🤖 AI Summary
This paper addresses the challenge of automatically detecting emerging “dog whistles”—politically charged, context-dependent expressions with dual meanings designed to evade content moderation—in social media. We introduce FETCH!, a novel unsupervised task: discovering previously undocumented dog whistles from large-scale, dynamic textual corpora. To tackle this, we propose the “shared habitat” hypothesis and present EarShot, the first unsupervised framework for this task. EarShot integrates semantic retrieval via vector databases, contextual understanding using large language models, distributional similarity modeling, and group-level contextual alignment. Evaluated on three real-world social media datasets, EarShot achieves a 3.2× improvement in recall for emerging dog whistles over state-of-the-art methods, demonstrating strong effectiveness and generalizability in low-resource, high-dynamics settings.
📝 Abstract
WARNING: This paper contains content that maybe upsetting or offensive to some readers.
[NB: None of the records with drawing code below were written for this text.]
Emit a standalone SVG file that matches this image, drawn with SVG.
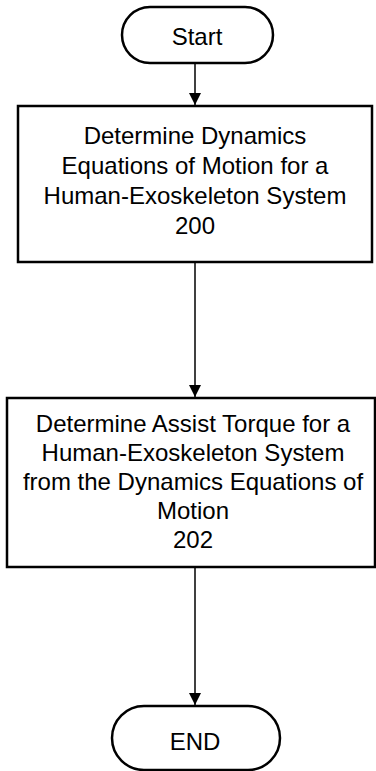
<svg xmlns="http://www.w3.org/2000/svg" width="376" height="771" viewBox="0 0 376 771">
<style>
.s{fill:#fff;stroke:#000;stroke-width:2.5}
.t{font-family:"Liberation Sans",Arial,sans-serif;font-size:24px;fill:#000;text-anchor:middle}
.c{stroke:#000;stroke-width:1.5;fill:none}
</style>
<defs>
<marker id="ah" markerWidth="12" markerHeight="16" refX="12" refY="8" orient="auto" markerUnits="userSpaceOnUse">
<path d="M0,2 L12,8 L0,14 Z" fill="#000"/>
</marker>
</defs>
<rect width="376" height="771" fill="#fff"/>
<g id="connectors">
<line class="c" x1="195" y1="63" x2="195" y2="105" marker-end="url(#ah)"/>
<line class="c" x1="195" y1="262" x2="195" y2="397" marker-end="url(#ah)"/>
<line class="c" x1="195" y1="567" x2="195" y2="705" marker-end="url(#ah)"/>
</g>
<g id="start">
<rect class="s" x="122" y="7" width="151" height="56" rx="28"/>
<text class="t" x="197" y="45">Start</text>
</g>
<g id="n200">
<rect class="s" x="18" y="106" width="354" height="156"/>
<text class="t" x="195" y="144">Determine Dynamics</text>
<text class="t" x="195" y="174">Equations of Motion for a</text>
<text class="t" x="195" y="204">Human-Exoskeleton System</text>
<text class="t" x="195" y="234">200</text>
</g>
<g id="n202">
<rect class="s" x="7" y="398" width="368" height="169"/>
<text class="t" x="193" y="432">Determine Assist Torque for a</text>
<text class="t" x="193" y="461">Human-Exoskeleton System</text>
<text class="t" x="193" y="490">from the Dynamics Equations of</text>
<text class="t" x="193" y="519">Motion</text>
<text class="t" x="193" y="548">202</text>
</g>
<g id="end">
<rect class="s" x="112" y="706" width="168" height="64" rx="32"/>
<text class="t" x="195" y="750">END</text>
</g>
</svg>
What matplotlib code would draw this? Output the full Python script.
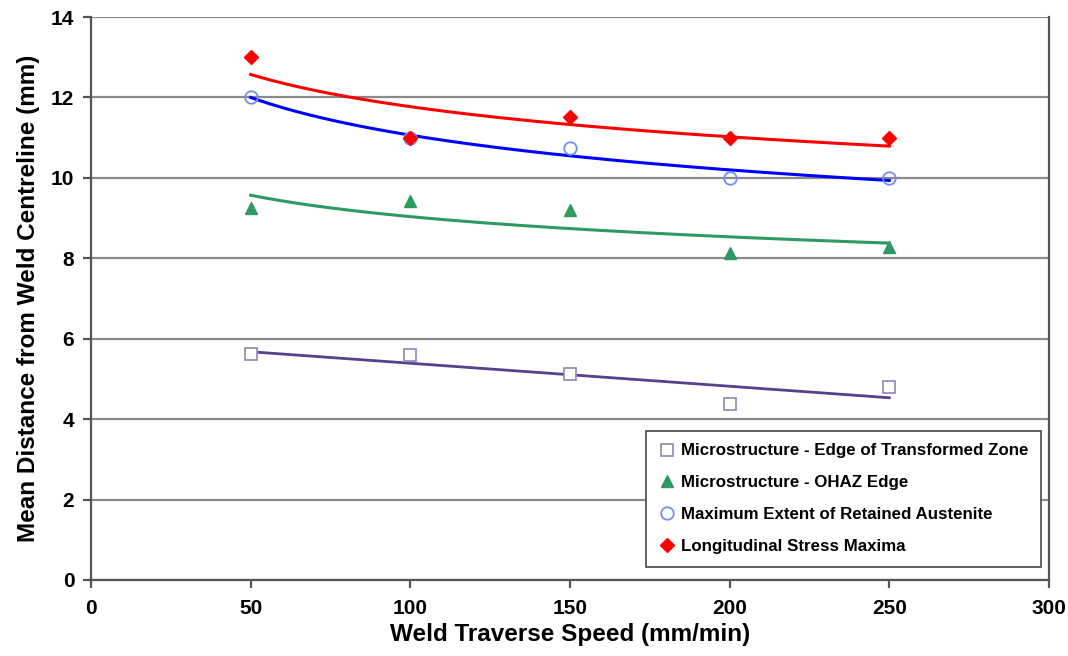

Dog whistles are coded expressions with dual meanings: one intended for the general public (outgroup) and another that conveys a specific message to an intended audience (ingroup). Often, these expressions are used to convey controversial political opinions while maintaining plausible deniability and slip by content moderation filters. Identification of dog whistles relies on curated lexicons, which have trouble keeping up to date. We introduce FETCH!, a task for finding novel dog whistles in massive social media corpora. We find that state-of-the-art systems fail to achieve meaningful results across three distinct social media case studies. We present EarShot, a strong baseline system that combines the strengths of vector databases and Large Language Models (LLMs) to efficiently and effectively identify new dog whistles.